Fiscal revenue rose 5.8 per cent year on year to 15.22 trillion yuan (USD 2.3 trillion), slowing from the 8.6 per cent rise seen in 2014, the Ministry of Finance said.

The expansion was also below the 7.3 per cent fiscal income target set for the year, state-run Xinhua news agency reported.

The ministry attributed the sluggishness to slumping global commodity prices triggering a fall in import taxes, and slowing industrial activity, the report said.

Weak performances by companies and structural tax reductions also played a role, it noted.

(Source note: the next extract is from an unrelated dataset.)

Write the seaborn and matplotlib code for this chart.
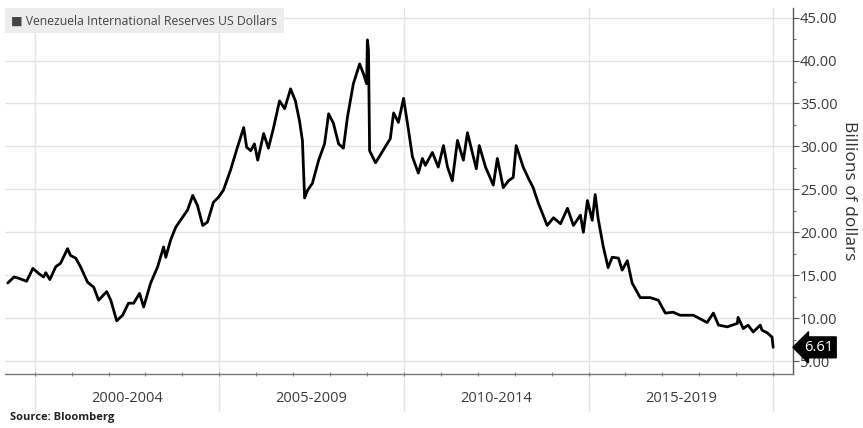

China’s economy grew by 6.9 per cent year on year in 2015, its lowest annual expansion since 1990, sparking global concerns over the health of the world’s second largest economy and its impact on investors as the Communist giant embarked on economic reforms.

The growth rate released earlier this month, showed that China’s GDP growth moderated to 6.8 per cent for the fourth quarter, the lowest quarterly rate since the global financial crisis in 2009, and 6.9 per cent for 2015.

The 6.9 per cent growth rate is the slowest in the country since the 3.8 per cent in 1990, a year after the bloody Tiananmen Square crackdown rocked the country and isolated it internationally.

Chinese Premier Li Keqiang last year had said that the Chinese government targeted an annual economic growth of around seven per cent for 2015.